A large number of technologies have been developed to support wireless networks in different scenarios. Here are some examples of wireless networks:  

• Bluetooth: A short-range technology that allows devices to connect for audio streaming, file transfers, and device synchronization
• WiFi: A wireless networking technology that uses radio frequencies to send and receive data. WiFi stands for "wireless fidelity".
• Cellular: A well-established technology that provides reliable broadband communication for voice calls and streaming applications
• NFC: A short-range technology that allows devices to exchange data when they are close together. NFC is often used for contactless payments, ticketing, and access control systems
• GPS: A subcategory of satellite communication that uses satellites and GPS receivers to provide services such as navigation, location, and speed
• Infrared: A technology that uses infrared waves to transfer digital data. Infrared waves have a longer wavelength than visible light
• Satellite communication: A technology that uses microwave signals to transmit data to and from Earth. Satellite communication enables global communication and broadcasting services

- The Future Wireless Networking

The future of wireless networking is bright, with technologies like Wi-Fi 6, IoT integration, and mesh networks poised to revolutionize the way we connect.
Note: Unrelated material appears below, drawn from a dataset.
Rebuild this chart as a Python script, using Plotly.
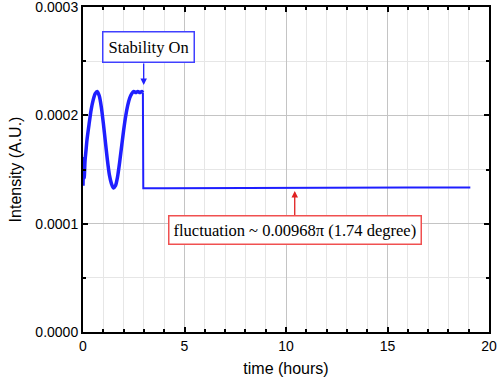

However, as networks become more complex and demands increase, the role of wireless surveys in designing and managing these networks becomes increasingly critical.

The future of wireless networks is expected to be dominated by technologies like 6G networks, which will offer significantly improved speeds, lower latency, and enhanced capacity compared to current 5G, alongside advancements in Wi-Fi 6E, mesh networks, and low-power wide-area networks (LPWANs) like LoRa, enabling wider connectivity for IoT devices and applications with high reliability across large areas. 

Key future wireless network types:

• 6G Networks: Considered the next generation of mobile networks, 6G aims to revolutionize wireless communication with superior speeds, advanced security features, and capabilities like location awareness and imaging.
• Wi-Fi 6E: An extended version of Wi-Fi 6 offering increased bandwidth in the newly allocated spectrum, ideal for high-density environments with many connected devices.
• Mesh Networks: A self-healing network architecture where devices communicate with each other directly, providing robust connectivity even in challenging environments.
• Low-Power Wide Area Networks (LPWANs): Technologies like LoRa designed for long-range communication with low power consumption, suitable for IoT sensors and devices requiring extended battery life.

Other important aspects of future wireless networks:

• Artificial Intelligence (AI) and Machine Learning (ML): Integration of AI and ML algorithms for intelligent network management, optimizing performance and addressing congestion issues.
• Massive MIMO: Antenna technology employing multiple antennas at both transmitter and receiver to significantly enhance network capacity.
• Terahertz Band Communication: Exploring new high-frequency bands for ultra-fast data transmission.